Face it: When an adult in authority stands in front of the classroom and directs graphic discussions of sex in every form, forces boys and girls to sit by each other throughout the humiliating lectures, and then further violates the child's natural tendencies to be private or modest, then you end up with kids who follow what they’ve been taught. On the other hand, when kids are treated with dignity, taught the value of abstinence, and how to avoid placing themselves in compromising situations in the first place, the research shows that more of them do, indeed, respond by adopting a lifestyle of self-control and more responsible behavior than those drowning in "sex ed". Also critical to the delayed on-set of sexual activity is parental involvement. I can not overstate the influence that loving, connected parents have on their teens and young adult children. You'll find loads of data and research on both points at www.abstinenceclearninghouse.com and www.familyfacts.org

Which, once again, brings me back to the plethora of wild Spring Break "pah-tays" going on around the country as you read this. I wonder: if more public junior high and high schools joined hands with more parents in teaching abstinence education, the concepts of self-worth and basic morality, wouldn’t our nation's kids have a higher view of themselves and rise to meet the expectations?

And if colleges and parents expected better of our kids, wouldn’t more of them choose the higher ground? If more parents took the effort to provide safer -- but still "way fun" -- supervised beach trips and other options for college kids, would more of them opt for something other than the drunken orgies that many Spring Break trips have become? In short, are older adults getting exactly the type of behavior from young adults that we expect?

Granted, my personal "focus group" is small.

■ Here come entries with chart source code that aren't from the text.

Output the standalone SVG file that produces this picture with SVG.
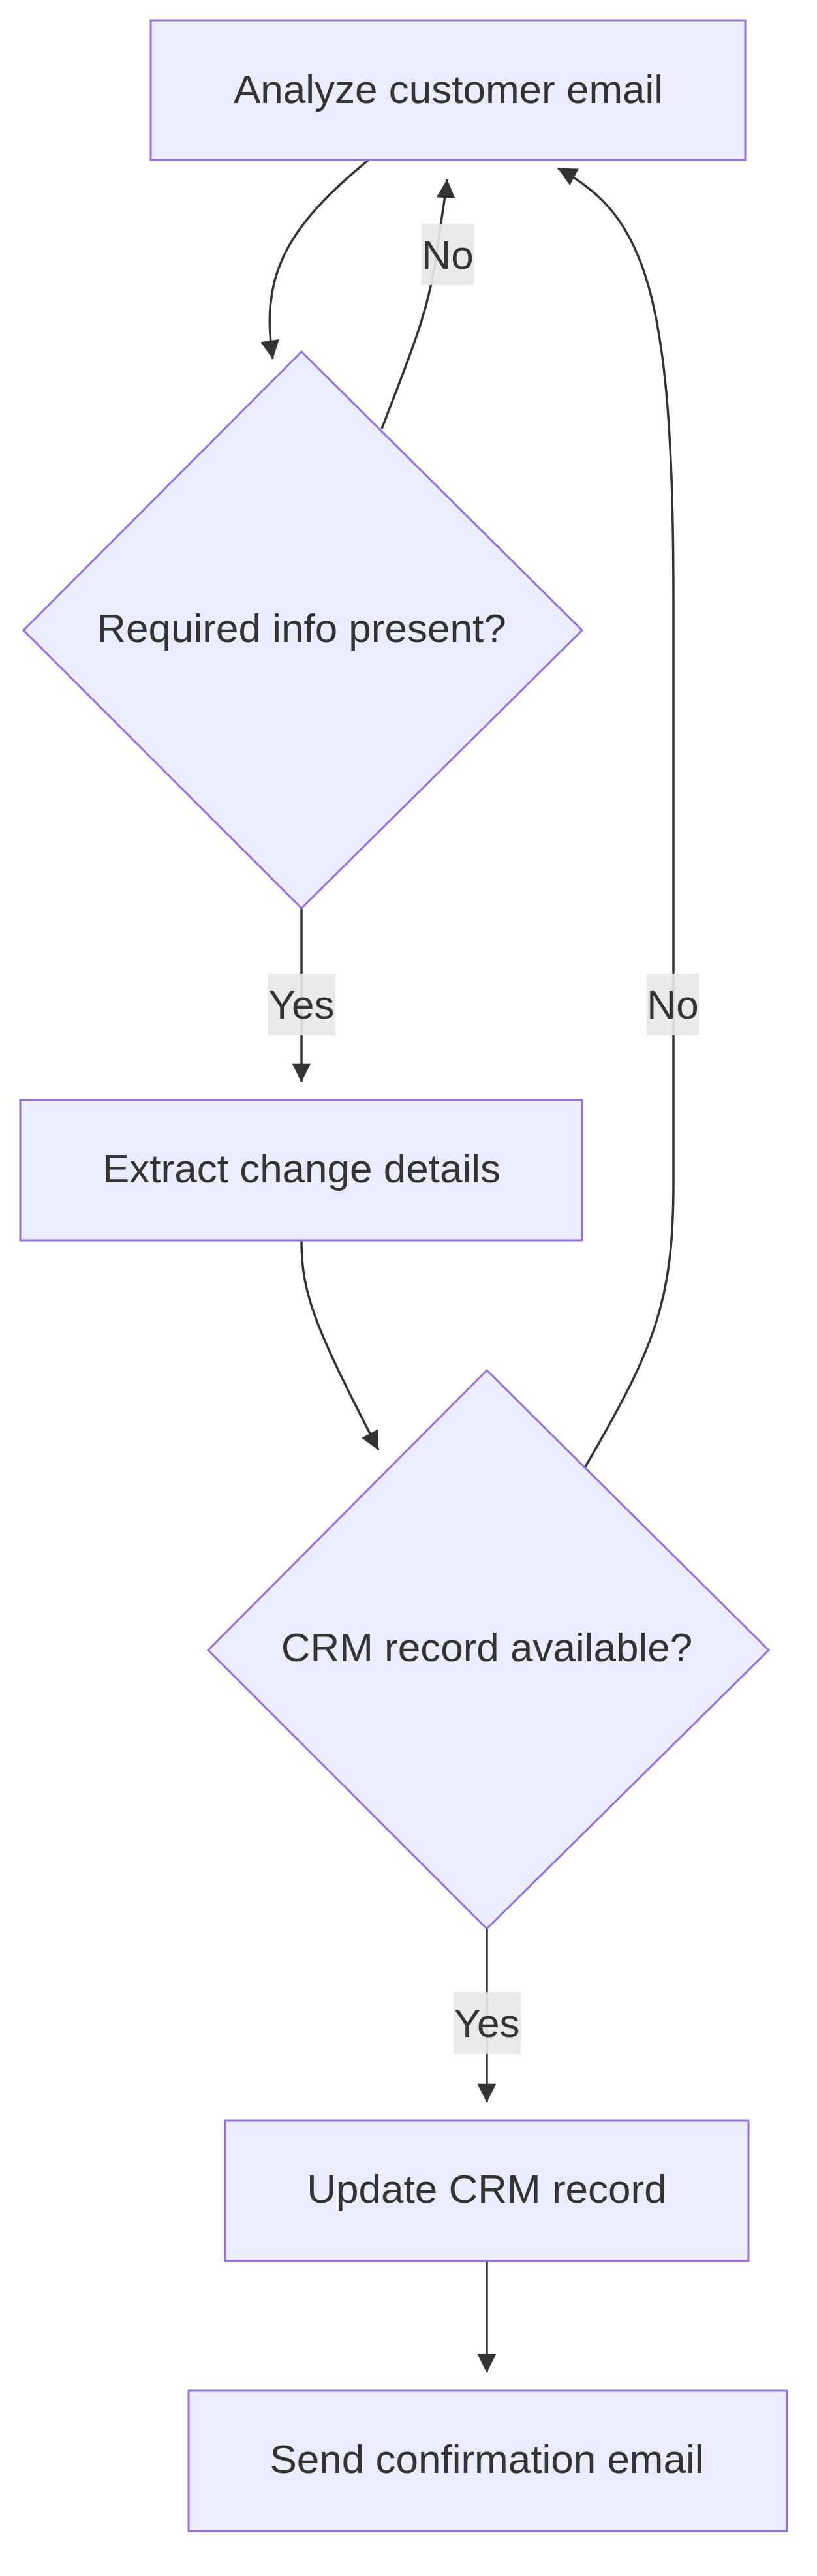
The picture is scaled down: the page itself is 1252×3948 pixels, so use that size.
<svg xmlns="http://www.w3.org/2000/svg" width="1252" height="3948" viewBox="0 0 1252 3948">
<style>
.node{fill:#ececff;stroke:#9370db;stroke-width:3}
.t{font-family:"Liberation Sans",Arial,sans-serif;font-size:62px;fill:#333;text-anchor:middle;dominant-baseline:central}
.e{fill:none;stroke:#333;stroke-width:3.5}
.lb{fill:#e8e8e8;opacity:0.9}
</style>
<defs>
<marker id="a" viewBox="0 0 10 10" refX="9" refY="5" markerWidth="9" markerHeight="9" markerUnits="userSpaceOnUse" orient="auto" overflow="visible">
<path d="M0,0 L10,5 L0,10 z" fill="#333" transform="scale(3.2) translate(-7,-3.4)"/>
</marker>
</defs>
<rect width="1252" height="3948" fill="#fff"/>
<g id="edges">
<path class="e" d="M565,245 C430,355 400,430 418,550" marker-end="url(#a)"/>
<path class="e" d="M585,657 C630,540 660,470 670,380 C682,300 684,290 685,275" marker-end="url(#a)"/>
<path class="e" d="M897,2248 C1000,2070 1032,2000 1032,1814 L1032,920 C1032,450 990,330 855,258" marker-end="url(#a)"/>
<path class="e" d="M462,1392 L462,1658" marker-end="url(#a)"/>
<path class="e" d="M462,1901 C462,1980 480,2030 580,2222" marker-end="url(#a)"/>
<path class="e" d="M746,2956 L746,3222" marker-end="url(#a)"/>
<path class="e" d="M746,3465 L746,3636" marker-end="url(#a)"/>
</g>
<g id="labels">
<rect class="lb" x="646" y="343" width="80" height="94"/><text class="t" x="686" y="390">No</text>
<rect class="lb" x="991" y="1492" width="80" height="95"/><text class="t" x="1031" y="1539">No</text>
<rect class="lb" x="411" y="1492" width="103" height="95"/><text class="t" x="462" y="1539">Yes</text>
<rect class="lb" x="695" y="3053" width="103" height="95"/><text class="t" x="746" y="3100">Yes</text>
</g>
<g id="n1"><rect class="node" x="231" y="31" width="911" height="214"/><text class="t" x="687" y="136">Analyze customer email</text></g>
<g id="n2"><polygon class="node" points="462,539 892,966 462,1392 36,966"/><text class="t" x="462" y="962">Required info present?</text></g>
<g id="n3"><rect class="node" x="31" y="1686" width="861" height="215"/><text class="t" x="462" y="1790">Extract change details</text></g>
<g id="n4"><polygon class="node" points="746,2100 1178,2529 746,2956 319,2529"/><text class="t" x="746" y="2524">CRM record available?</text></g>
<g id="n5"><rect class="node" x="345" y="3250" width="802" height="215"/><text class="t" x="746" y="3354">Update CRM record</text></g>
<g id="n6"><rect class="node" x="289" y="3664" width="917" height="215"/><text class="t" x="746" y="3768">Send confirmation email</text></g>
</svg>
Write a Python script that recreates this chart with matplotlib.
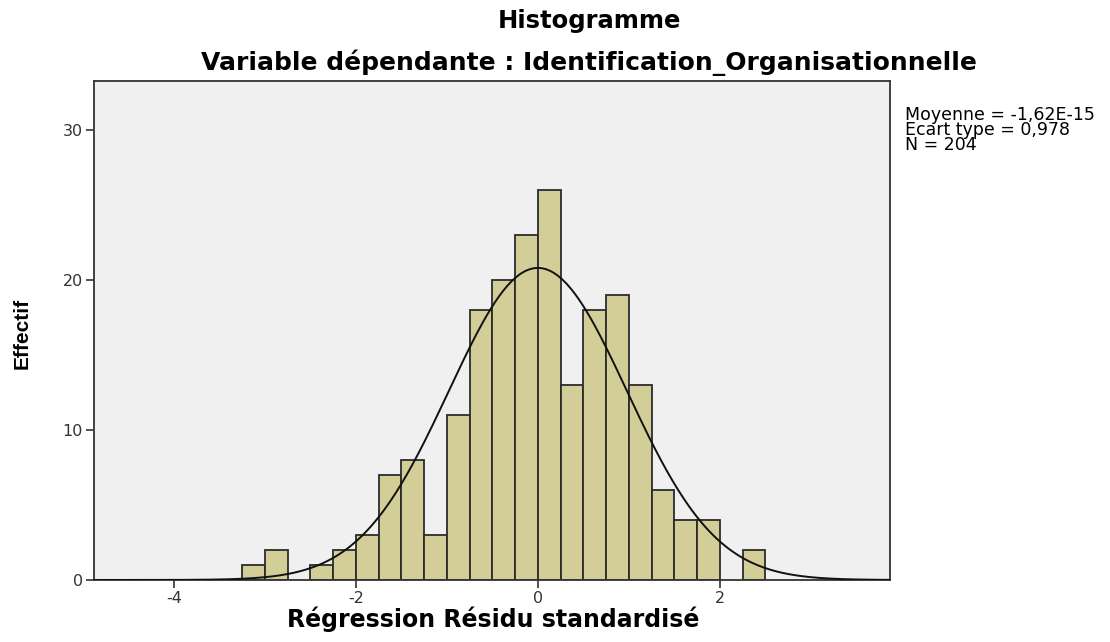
import numpy as np
import matplotlib.pyplot as plt

plt.rcParams['font.family'] = ['DejaVu Sans']
plt.rcParams['axes.unicode_minus'] = False

# bin edges (width 0.25) and counts
bin_left = [-3.25, -3.0, -2.75, -2.5, -2.25, -2.0, -1.75, -1.5, -1.25, -1.0, -0.75,
            -0.5, -0.25, 0.0, 0.25, 0.5, 0.75, 1.0, 1.25, 1.5, 1.75, 2.0, 2.25]
counts = [1, 2, 0, 1, 2, 3, 7, 8, 3, 11, 18,
          20, 23, 26, 13, 18, 19, 13, 6, 4, 4, 0, 2]
bin_width = 0.25

mean = -1.62e-15
sd = 0.978
n = 204

fig = plt.figure(figsize=(11.1, 6.42), dpi=100)
ax = fig.add_axes([0.0847, 0.0966, 0.717, 0.778])
ax.set_facecolor('#f0f0f0')

for x0, c in zip(bin_left, counts):
    if c > 0:
        ax.bar(x0, c, width=bin_width, align='edge', color='#d3ce97',
               edgecolor='#2b2b2b', linewidth=1.3, zorder=2)

# normal curve scaled to counts
xs = np.linspace(-4.88, 3.87, 400)
ys = n * bin_width * np.exp(-0.5 * ((xs - mean) / sd) ** 2) / (sd * np.sqrt(2 * np.pi))
ax.plot(xs, ys, color='#111111', linewidth=1.4, zorder=3)

ax.set_xlim(-4.88, 3.87)
ax.set_ylim(0, 33.3)
ax.set_xticks([-4, -2, 0, 2])
ax.set_yticks([0, 10, 20, 30])
ax.tick_params(direction='out', length=6, width=1.2, labelsize=11.5, colors='#333333', pad=2)
for s in ax.spines.values():
    s.set_linewidth(1.3)
    s.set_color('#333333')

fig.text(0.444, 0.015, 'Régression Résidu standardisé', ha='center', va='bottom',
         fontsize=17, fontweight='bold')
fig.text(0.02, 0.481, 'Effectif', ha='center', va='center', rotation=90,
         fontsize=15, fontweight='heavy', family='Liberation Sans')

fig.text(0.531, 0.968, 'Histogramme', ha='center', va='center', fontsize=17.5, fontweight='bold')
fig.text(0.531, 0.903, 'Variable dépendante : Identification_Organisationnelle',
         ha='center', va='center', fontsize=18, fontweight='bold')

fig.text(0.815, 0.835, 'Moyenne = -1,62E-15\nEcart type = 0,978\nN = 204',
         ha='left', va='top', fontsize=12.5, linespacing=0.8)

fig.savefig('out.png', dpi=100)
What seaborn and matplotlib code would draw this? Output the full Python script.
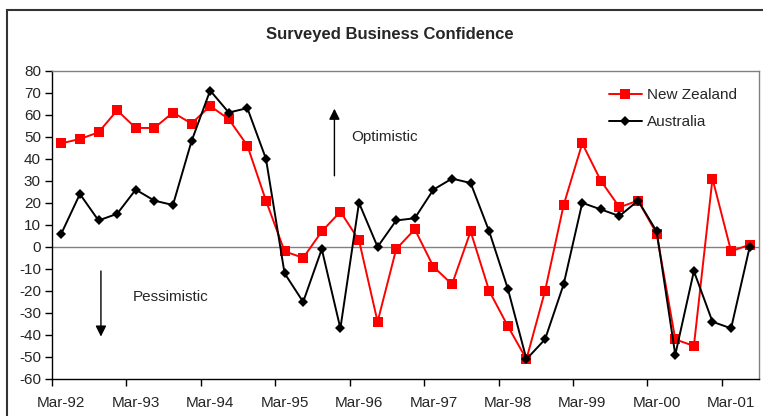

But the data, my experience, and the e-mails I receive from thousands of people tell me this: Young adults are still malleable, still looking for direction, and still crave to rise above the status quo. But they need help and encouragement. They need to be told that they can be self-controlled people of strong character, and they need to be provided with opportunities to thrive, have fun, and become men and women they can be proud of.

Young adults rise or fall to the expectation levels set for them. Will you help raise the bar?